JOB:
Each line containing the word "that" must be collected.

RECORDED DATA:

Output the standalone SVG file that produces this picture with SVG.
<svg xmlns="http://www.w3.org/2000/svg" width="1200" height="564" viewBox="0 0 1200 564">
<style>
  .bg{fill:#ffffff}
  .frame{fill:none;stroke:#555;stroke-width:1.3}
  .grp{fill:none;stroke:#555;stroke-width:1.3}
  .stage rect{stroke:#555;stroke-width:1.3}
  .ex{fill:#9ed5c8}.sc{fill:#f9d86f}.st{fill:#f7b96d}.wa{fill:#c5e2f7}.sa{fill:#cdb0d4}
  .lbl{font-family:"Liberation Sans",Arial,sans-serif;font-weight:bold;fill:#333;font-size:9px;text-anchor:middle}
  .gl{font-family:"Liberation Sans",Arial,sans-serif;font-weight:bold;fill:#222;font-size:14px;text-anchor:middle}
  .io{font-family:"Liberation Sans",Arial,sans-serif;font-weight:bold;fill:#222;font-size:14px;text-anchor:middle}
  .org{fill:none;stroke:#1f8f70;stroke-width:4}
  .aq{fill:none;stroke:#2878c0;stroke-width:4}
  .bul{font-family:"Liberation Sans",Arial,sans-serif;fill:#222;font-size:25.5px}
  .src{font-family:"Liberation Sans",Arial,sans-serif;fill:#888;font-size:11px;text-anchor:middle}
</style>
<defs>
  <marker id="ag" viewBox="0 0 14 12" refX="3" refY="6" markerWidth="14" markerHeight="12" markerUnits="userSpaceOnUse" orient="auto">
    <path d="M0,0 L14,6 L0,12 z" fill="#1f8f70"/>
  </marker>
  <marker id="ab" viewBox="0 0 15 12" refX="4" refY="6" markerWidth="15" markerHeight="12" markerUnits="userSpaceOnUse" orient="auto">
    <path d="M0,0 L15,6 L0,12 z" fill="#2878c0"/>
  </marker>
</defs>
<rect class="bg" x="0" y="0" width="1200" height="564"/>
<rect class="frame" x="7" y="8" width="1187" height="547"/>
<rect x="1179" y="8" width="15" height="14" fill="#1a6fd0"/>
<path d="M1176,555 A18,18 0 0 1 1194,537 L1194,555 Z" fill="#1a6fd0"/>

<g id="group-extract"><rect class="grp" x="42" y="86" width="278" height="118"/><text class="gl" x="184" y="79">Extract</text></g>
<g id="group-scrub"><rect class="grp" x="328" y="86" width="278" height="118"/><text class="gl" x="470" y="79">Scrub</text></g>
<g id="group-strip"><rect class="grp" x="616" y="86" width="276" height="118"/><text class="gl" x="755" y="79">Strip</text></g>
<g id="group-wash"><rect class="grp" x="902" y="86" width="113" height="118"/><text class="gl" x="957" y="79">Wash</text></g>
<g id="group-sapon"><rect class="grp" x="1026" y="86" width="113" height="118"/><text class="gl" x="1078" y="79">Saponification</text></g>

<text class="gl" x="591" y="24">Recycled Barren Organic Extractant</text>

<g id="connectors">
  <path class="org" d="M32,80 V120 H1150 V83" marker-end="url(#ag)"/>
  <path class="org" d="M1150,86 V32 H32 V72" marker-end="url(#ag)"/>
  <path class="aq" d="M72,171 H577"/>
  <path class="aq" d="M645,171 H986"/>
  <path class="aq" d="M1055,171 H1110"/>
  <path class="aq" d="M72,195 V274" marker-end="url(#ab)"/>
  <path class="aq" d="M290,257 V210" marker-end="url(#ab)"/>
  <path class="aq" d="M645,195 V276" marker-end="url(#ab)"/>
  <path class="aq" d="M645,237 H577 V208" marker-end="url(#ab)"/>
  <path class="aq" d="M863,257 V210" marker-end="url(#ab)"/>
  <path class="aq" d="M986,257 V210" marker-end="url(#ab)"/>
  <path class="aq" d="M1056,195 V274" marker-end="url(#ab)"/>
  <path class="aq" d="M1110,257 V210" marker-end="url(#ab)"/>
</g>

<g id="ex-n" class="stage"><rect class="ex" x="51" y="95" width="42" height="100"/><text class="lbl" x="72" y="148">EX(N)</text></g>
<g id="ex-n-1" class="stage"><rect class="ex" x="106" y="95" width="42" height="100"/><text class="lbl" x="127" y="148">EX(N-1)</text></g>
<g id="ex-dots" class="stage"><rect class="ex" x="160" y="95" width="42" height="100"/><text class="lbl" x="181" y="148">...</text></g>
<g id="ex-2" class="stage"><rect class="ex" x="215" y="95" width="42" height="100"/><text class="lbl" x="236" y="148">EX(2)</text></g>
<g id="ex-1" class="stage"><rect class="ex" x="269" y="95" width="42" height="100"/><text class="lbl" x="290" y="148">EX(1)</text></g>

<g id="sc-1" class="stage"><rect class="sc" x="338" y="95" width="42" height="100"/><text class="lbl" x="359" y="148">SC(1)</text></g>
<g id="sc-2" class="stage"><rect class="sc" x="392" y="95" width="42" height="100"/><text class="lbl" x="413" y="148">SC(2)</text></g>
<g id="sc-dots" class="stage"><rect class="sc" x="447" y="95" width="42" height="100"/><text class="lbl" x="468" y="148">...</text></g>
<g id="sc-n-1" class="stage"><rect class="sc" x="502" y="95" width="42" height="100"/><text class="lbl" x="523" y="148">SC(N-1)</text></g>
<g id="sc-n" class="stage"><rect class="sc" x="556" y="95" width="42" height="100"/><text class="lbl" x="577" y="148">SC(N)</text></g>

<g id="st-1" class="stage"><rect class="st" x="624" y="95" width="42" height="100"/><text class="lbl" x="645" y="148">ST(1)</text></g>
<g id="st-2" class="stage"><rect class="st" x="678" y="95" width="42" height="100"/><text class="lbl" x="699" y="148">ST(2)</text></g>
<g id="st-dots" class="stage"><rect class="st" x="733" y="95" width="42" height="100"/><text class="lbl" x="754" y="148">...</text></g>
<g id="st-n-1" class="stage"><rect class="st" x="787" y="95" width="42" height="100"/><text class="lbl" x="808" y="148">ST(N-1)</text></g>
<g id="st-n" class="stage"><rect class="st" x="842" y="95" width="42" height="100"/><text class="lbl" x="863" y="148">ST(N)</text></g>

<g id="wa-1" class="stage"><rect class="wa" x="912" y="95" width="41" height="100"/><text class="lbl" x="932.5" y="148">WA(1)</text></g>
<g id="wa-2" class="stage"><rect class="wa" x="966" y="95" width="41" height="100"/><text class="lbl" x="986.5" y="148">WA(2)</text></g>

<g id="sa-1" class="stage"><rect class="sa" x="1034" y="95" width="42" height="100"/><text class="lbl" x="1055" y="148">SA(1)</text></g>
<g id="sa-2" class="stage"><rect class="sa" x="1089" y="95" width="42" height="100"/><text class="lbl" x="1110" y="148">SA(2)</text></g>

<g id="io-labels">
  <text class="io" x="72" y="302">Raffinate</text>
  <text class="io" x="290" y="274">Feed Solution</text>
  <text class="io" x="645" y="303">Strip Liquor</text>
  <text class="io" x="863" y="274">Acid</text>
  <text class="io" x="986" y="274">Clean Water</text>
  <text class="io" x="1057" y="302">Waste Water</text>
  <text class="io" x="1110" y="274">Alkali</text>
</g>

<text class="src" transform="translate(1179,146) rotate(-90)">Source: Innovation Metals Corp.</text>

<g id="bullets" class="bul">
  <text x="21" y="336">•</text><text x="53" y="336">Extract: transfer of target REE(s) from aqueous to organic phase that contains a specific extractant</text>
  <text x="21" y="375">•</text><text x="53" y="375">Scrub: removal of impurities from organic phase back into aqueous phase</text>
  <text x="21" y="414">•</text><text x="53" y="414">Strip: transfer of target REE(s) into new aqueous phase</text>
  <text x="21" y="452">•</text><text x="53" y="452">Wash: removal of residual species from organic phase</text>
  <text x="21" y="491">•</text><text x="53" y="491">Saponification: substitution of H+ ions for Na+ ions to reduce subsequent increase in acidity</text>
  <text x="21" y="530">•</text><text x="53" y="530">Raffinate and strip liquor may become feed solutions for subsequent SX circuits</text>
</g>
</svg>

SOLVED PROBLEM:
Output the standalone SVG file that produces this picture with SVG.
  <text x="21" y="336">•</text><text x="53" y="336">Extract: transfer of target REE(s) from aqueous to organic phase that contains a specific extractant</text>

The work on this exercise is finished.